Akasa Air is said to have approached private equity firms and high-net-worth individuals to raise capital. The funds will be raised with Akasa Air’s valuation at $650 million. It is reported that the US-based hedge fund PAR Capital Management is planning to bolster its holding in the airline, which currently stands at 6 per cent.
If Akasa Air’s fundraising attempt is successful, it will likely reduce the Jhunjhunwala family’s stake in the company. The family presently holds around 46 percent stake in Akasa Air. While there is no clarity on the extent of dilution of the family’s stake, it is expected that they will continue to be the largest stakeholder in the airline.
ICICI Securities predicts a bright future for Akasa Air, citing a healthy growth in traffic and a decline in jet fuel prices. Additionally, insiders reveal that the Jhunjhunwala family reserves the right of first refusal on any equity fundraising attempts by Akasa.

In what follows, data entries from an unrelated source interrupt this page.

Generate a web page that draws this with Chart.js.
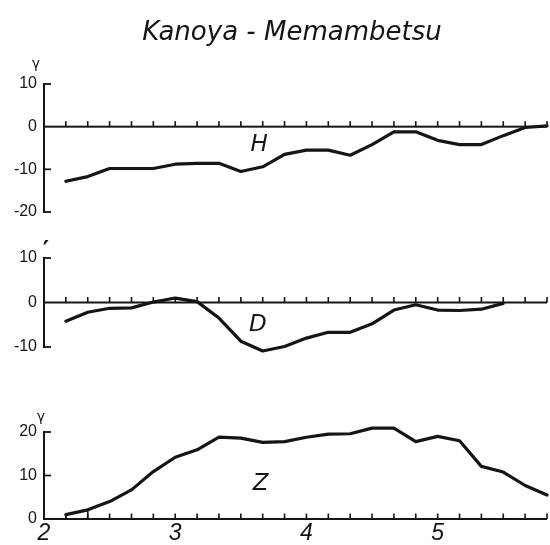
<!DOCTYPE html>
<html><head><meta charset="utf-8">
<script src="https://cdn.jsdelivr.net/npm/chart.js@4.4.1/dist/chart.umd.min.js"></script>
<style>
html,body{margin:0;padding:0;background:#fff;}
#wrap{position:relative;width:550px;height:545px;background:#fff;}
.pane{position:absolute;left:0;width:550px;}
</style></head><body>
<div id="wrap">
<div class="pane" style="top:0;height:230px"><canvas id="cH"></canvas></div>
<div class="pane" style="top:230px;height:150px"><canvas id="cD"></canvas></div>
<div class="pane" style="top:380px;height:165px"><canvas id="cZ"></canvas></div>
</div>
<script>
// ---- data ----
const chartTitle = 'Kanoya - Memambetsu';
const times = [2.1667, 2.3333, 2.5, 2.6667, 2.8333, 3.0, 3.1667, 3.3333, 3.5, 3.6667, 3.8333, 4.0,
               4.1667, 4.3333, 4.5, 4.6667, 4.8333, 5.0, 5.1667, 5.3333, 5.5, 5.6667, 5.8333];
const hValues = [-12.8, -11.7, -9.8, -9.8, -9.8, -8.8, -8.6, -8.6, -10.5, -9.4, -6.5, -5.5,
                 -5.5, -6.7, -4.2, -1.2, -1.2, -3.2, -4.2, -4.2, -2.1, -0.2, 0.2];
const dValues = [-4.2, -2.2, -1.3, -1.2, 0.1, 1.0, 0.2, -3.5, -8.7, -10.9, -9.9, -8.0,
                 -6.7, -6.7, -4.8, -1.7, -0.5, -1.7, -1.8, -1.5, -0.2];
const zValues = [1.0, 2.1, 4.0, 6.7, 10.9, 14.2, 15.9, 18.8, 18.6, 17.6, 17.8, 18.8,
                 19.5, 19.6, 20.9, 20.9, 17.8, 19.0, 18.0, 12.1, 10.8, 7.7, 5.5];
const hTicks = [10, 0, -10, -20];
const dTicks = [10, 0, -10];
const zTicks = [20, 10, 0];
const xTicks = [2, 3, 4, 5];
const xMin = 2, xMax = 5.8333;

const ink = '#151515';
const toPts = vals => vals.map((v, i) => ({x: times[i], y: v}));

const decor = {
  id: 'decor',
  afterDraw(chart, args, o) {
    const ctx = chart.ctx, xs = chart.scales.x, ys = chart.scales.y;
    ctx.save();
    ctx.fillStyle = ink;
    const vbar = (x, ya, yb, w) => ctx.fillRect(x - w / 2, Math.min(ya, yb), w, Math.abs(yb - ya));
    const hbar = (xa, xb, y, w) => ctx.fillRect(Math.min(xa, xb), y - w / 2, Math.abs(xb - xa), w);
    const x0 = xs.getPixelForValue(xMin), x1 = xs.getPixelForValue(xMax);
    const yTop = ys.getPixelForValue(o.yTicks[0]);
    const yBot = ys.getPixelForValue(o.yTicks[o.yTicks.length - 1]);
    const y0 = ys.getPixelForValue(0);
    vbar(x0, yTop - 1, yBot + 1, 2);
    o.yTicks.forEach(v => { if (v !== 0) hbar(x0, x0 + 7, ys.getPixelForValue(v), 1.8); });
    hbar(x0, x1, y0, 2);
    times.forEach(t => vbar(xs.getPixelForValue(t), y0, y0 - 5.5, 1.6));
    if (o.boxFirst) {
      [0, 1].forEach(i => vbar(xs.getPixelForValue(times[i]), ys.getPixelForValue(zValues[i]), y0, 1.6));
    }
    ctx.textAlign = 'center'; ctx.textBaseline = 'middle';
    ctx.font = o.unitFont;
    ctx.fillText(o.unit, x0 + o.unitDx, yTop + o.unitDy);
    ctx.font = 'italic 23px "DejaVu Sans", sans-serif';
    ctx.fillText(o.letter, xs.getPixelForValue(o.letterAt[0]), ys.getPixelForValue(o.letterAt[1]));
    if (o.title) {
      ctx.font = 'italic 26px "DejaVu Sans", sans-serif';
      ctx.textBaseline = 'alphabetic';
      ctx.fillText(o.title, 292, 40);
    }
    ctx.restore();
  }
};

function makePanel(id, values, yTicks, pad, decorOpts, showX) {
  return new Chart(document.getElementById(id), {
    type: 'line',
    data: { datasets: [{
      data: toPts(values), borderColor: ink, borderWidth: 3.2, pointRadius: 0,
      tension: 0, fill: false, clip: false, borderJoinStyle: 'round', borderCapStyle: 'round'
    }]},
    options: {
      responsive: true, maintainAspectRatio: false, animation: false,
      layout: { padding: pad },
      plugins: { legend: {display: false}, tooltip: {enabled: false}, title: {display: false}, decor: decorOpts },
      scales: {
        x: {
          type: 'linear', min: xMin, max: xMax, display: showX,
          grid: {display: false, drawTicks: false}, border: {display: false},
          ticks: { color: ink, padding: 1, font: {family: '"Liberation Sans", sans-serif', size: 23, style: 'italic'} },
          afterBuildTicks: s => { s.ticks = xTicks.map(v => ({value: v})); },
          afterFit: s => { if (showX) s.height = 26; }
        },
        y: {
          type: 'linear', min: Math.min(...yTicks), max: Math.max(...yTicks),
          grid: {display: false, drawTicks: false}, border: {display: false},
          ticks: { color: ink, padding: 7, font: {family: '"Liberation Sans Narrow", "Liberation Sans", sans-serif', size: 16} },
          afterBuildTicks: s => { s.ticks = yTicks.map(v => ({value: v})); },
          afterFit: s => { s.width = 44; }
        }
      }
    },
    plugins: [decor]
  });
}

makePanel('cH', hValues, hTicks, {top: 84, bottom: 18, left: 0, right: 3},
  {yTicks: hTicks, unit: 'γ', unitFont: '14px "DejaVu Sans", sans-serif', unitDx: -8, unitDy: -20,
   letter: 'H', letterAt: [3.64, -4.2], title: chartTitle}, false);
makePanel('cD', dValues, dTicks, {top: 28, bottom: 33, left: 0, right: 3},
  {yTicks: dTicks, unit: '′', unitFont: 'bold 24px "DejaVu Sans", sans-serif', unitDx: 2, unitDy: -6,
   letter: 'D', letterAt: [3.63, -5.1]}, false);
makePanel('cZ', zValues, zTicks, {top: 52, bottom: 0, left: 0, right: 3},
  {yTicks: zTicks, unit: 'γ', unitFont: '14px "DejaVu Sans", sans-serif', unitDx: -3, unitDy: -15,
   letter: 'Z', letterAt: [3.65, 8.0], boxFirst: true}, true);
</script>
</body></html>
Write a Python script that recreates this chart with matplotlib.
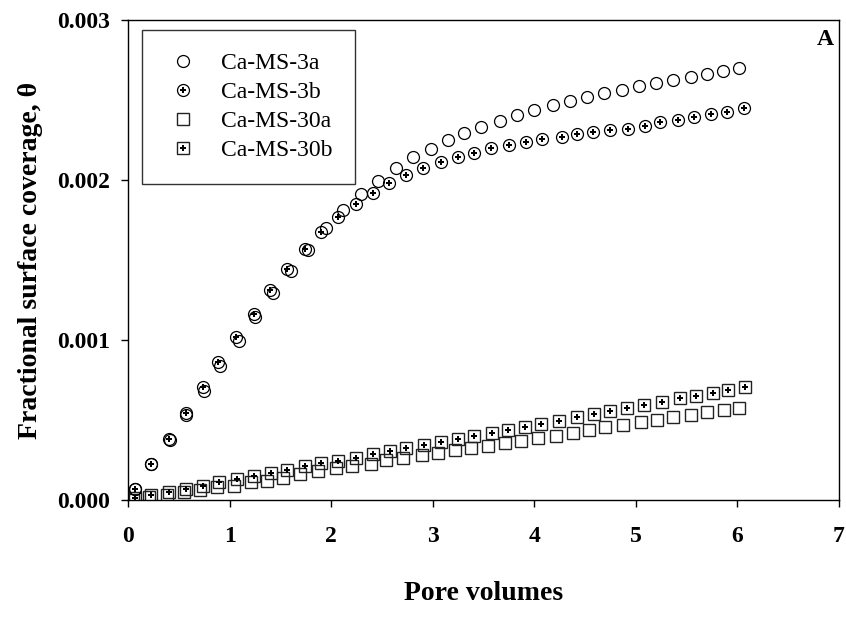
import numpy as np
import matplotlib
matplotlib.use('Agg')
import matplotlib.pyplot as plt
from matplotlib.lines import Line2D

# Ca-MS-3a (open circles)
x_3a = [0.07, 0.23, 0.41, 0.57, 0.75, 0.91, 1.09, 1.25, 1.43, 1.60, 1.77,
        1.95, 2.12, 2.29, 2.46, 2.64, 2.81, 2.98, 3.15, 3.31, 3.48, 3.66,
        3.83, 4.00, 4.18, 4.35, 4.52, 4.69, 4.86, 5.03, 5.20, 5.37, 5.54,
        5.70, 5.86, 6.02]
y_3a = [0.00007, 0.000224, 0.000375, 0.000533, 0.000684, 0.000835,
        0.000992, 0.001143, 0.001292, 0.001434, 0.001561, 0.001698,
        0.00181, 0.001912, 0.001994, 0.002076, 0.002141, 0.002196,
        0.002251, 0.002294, 0.002329, 0.002369, 0.002404, 0.002435,
        0.002466, 0.002492, 0.002518, 0.002541, 0.002565, 0.002588,
        0.002606, 0.002625, 0.002645, 0.002663, 0.002681, 0.002698]

# Ca-MS-3b (circles with a plus)
x_3b = [0.07, 0.23, 0.40, 0.57, 0.74, 0.89, 1.06, 1.24, 1.40, 1.57, 1.74,
        1.90, 2.07, 2.24, 2.41, 2.57, 2.74, 2.90, 3.08, 3.25, 3.41, 3.57,
        3.75, 3.92, 4.08, 4.27, 4.42, 4.58, 4.75, 4.92, 5.09, 5.24, 5.41,
        5.57, 5.74, 5.90, 6.06]
y_3b = [0.00007, 0.000224, 0.000384, 0.000545, 0.000704, 0.000863,
        0.00102, 0.001163, 0.00131, 0.001443, 0.001567, 0.001672,
        0.001766, 0.001849, 0.001919, 0.001981, 0.002029, 0.002076,
        0.002114, 0.002145, 0.002171, 0.002198, 0.002218, 0.002235,
        0.002255, 0.002271, 0.002286, 0.0023, 0.00231, 0.00232, 0.00234,
        0.00236, 0.002375, 0.002392, 0.00241, 0.002428, 0.002453]

# Ca-MS-30a (open squares)
x_30a = [0.05, 0.21, 0.38, 0.55, 0.71, 0.88, 1.04, 1.21, 1.37, 1.53, 1.69,
         1.87, 2.05, 2.21, 2.39, 2.54, 2.71, 2.89, 3.05, 3.22, 3.38, 3.54,
         3.71, 3.87, 4.04, 4.21, 4.38, 4.54, 4.70, 4.87, 5.05, 5.21, 5.37,
         5.54, 5.70, 5.87, 6.02]
y_30a = [0.0, 0.00002, 0.00003, 0.00005, 0.00006, 0.00008, 0.00009,
         0.00011, 0.00012, 0.00014, 0.00016, 0.000182, 0.000198,
         0.000212, 0.000228, 0.000247, 0.000261, 0.000281, 0.000296,
         0.00031, 0.000322, 0.000335, 0.000355, 0.000371, 0.000386,
         0.0004, 0.000419, 0.000435, 0.000455, 0.000469, 0.000486,
         0.000502, 0.000518, 0.000534, 0.000547, 0.000561, 0.000576]

# Ca-MS-30b (squares with a plus)
x_30b = [0.07, 0.23, 0.40, 0.57, 0.74, 0.90, 1.07, 1.24, 1.41, 1.57, 1.74,
         1.90, 2.07, 2.24, 2.41, 2.58, 2.74, 2.91, 3.08, 3.25, 3.41, 3.58,
         3.74, 3.91, 4.07, 4.24, 4.42, 4.59, 4.75, 4.91, 5.08, 5.26, 5.43,
         5.59, 5.76, 5.91, 6.07]
y_30b = [0.00001, 0.00003, 0.00005, 0.00007, 0.00009, 0.00011, 0.00013,
         0.00015, 0.00017, 0.00019, 0.00021, 0.00023, 0.000245, 0.000263,
         0.000286, 0.000306, 0.000325, 0.000345, 0.000361, 0.000381,
         0.0004, 0.000419, 0.000439, 0.000459, 0.000478, 0.000496,
         0.000518, 0.000537, 0.000555, 0.000578, 0.000592, 0.000612,
         0.000635, 0.000651, 0.000671, 0.000686, 0.000704]

labels = ['Ca-MS-3a', 'Ca-MS-3b', 'Ca-MS-30a', 'Ca-MS-30b']
x_ticks = [0, 1, 2, 3, 4, 5, 6, 7]
y_ticks = [0.000, 0.001, 0.002, 0.003]

plt.rcParams['font.family'] = ['Liberation Serif', 'DejaVu Serif']

fig = plt.figure(figsize=(8.46, 6.28), dpi=100)
ax = fig.add_axes([128 / 846, 1 - 500 / 628, 711 / 846, 480 / 628])

ms = 8.6
open_circ = dict(marker='o', ms=ms, mfc='none', mec='black', mew=0.9,
                 ls='none')
open_sq = dict(marker='s', ms=ms, mfc='none', mec='#222222', mew=1.0,
               ls='none')
plus = dict(marker='P', ms=4.5, color='black', mew=0, ls='none')

ax.plot(x_30a, y_30a, **open_sq)
ax.plot(x_30b, y_30b, **open_sq)
ax.plot(x_30b, y_30b, **plus)
ax.plot(x_3a, y_3a, **open_circ)
ax.plot(x_3b, y_3b, **open_circ)
ax.plot(x_3b, y_3b, **plus)

ax.set_xlim(0, 7)
ax.set_ylim(0, 0.003)
ax.set_xticks(x_ticks)
ax.set_yticks(y_ticks)
ax.set_xticklabels([str(t) for t in x_ticks], fontsize=17,
                   fontweight='bold')
ax.set_yticklabels(['%.3f' % t for t in y_ticks], fontsize=17,
                   fontweight='bold')
ax.tick_params(direction='out', length=5, width=1)
ax.tick_params(axis='x', pad=14)
ax.tick_params(axis='y', pad=8)
for s in ax.spines.values():
    s.set_linewidth(1.0)

ax.set_xlabel('Pore volumes', fontsize=20, fontweight='bold', labelpad=24)
ax.set_ylabel('Fractional surface coverage, \u03b8', fontsize=20,
              fontweight='bold', labelpad=10)

ax.text(0.993, 0.96, 'A', transform=ax.transAxes, ha='right', va='center',
        fontsize=17, fontweight='bold')

# legend handles: overlay plus on the open markers
h_3a = Line2D([], [], **open_circ)
h_3b = (Line2D([], [], **open_circ), Line2D([], [], **plus))
h_30a = Line2D([], [], **open_sq)
h_30b = (Line2D([], [], **open_sq), Line2D([], [], **plus))
leg = ax.legend([h_3a, h_3b, h_30a, h_30b], labels, loc='upper left',
                bbox_to_anchor=(142 / 846, 1 - 30 / 628),
                bbox_transform=fig.transFigure, borderaxespad=0,
                fontsize=17, frameon=True, fancybox=False, borderpad=0.95,
                handlelength=1.6, handletextpad=0.8, labelspacing=0.32)
leg.get_frame().set_edgecolor('black')
leg.get_frame().set_linewidth(1.0)

fig.savefig('out.png', dpi=100)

Launched last year, Akasa Air has capitalized on its startup advantage to formulate a low-cost structure with reduced lease rents. The post-pandemic availability of pilots has also played a key role in Akasa Air’s growth. Presently, Akasa Air operates 19 aircraft and holds a four per cent market share. CEO Vinay Dube has previously hinted at plans to order triple-digit aircraft by the end of the year.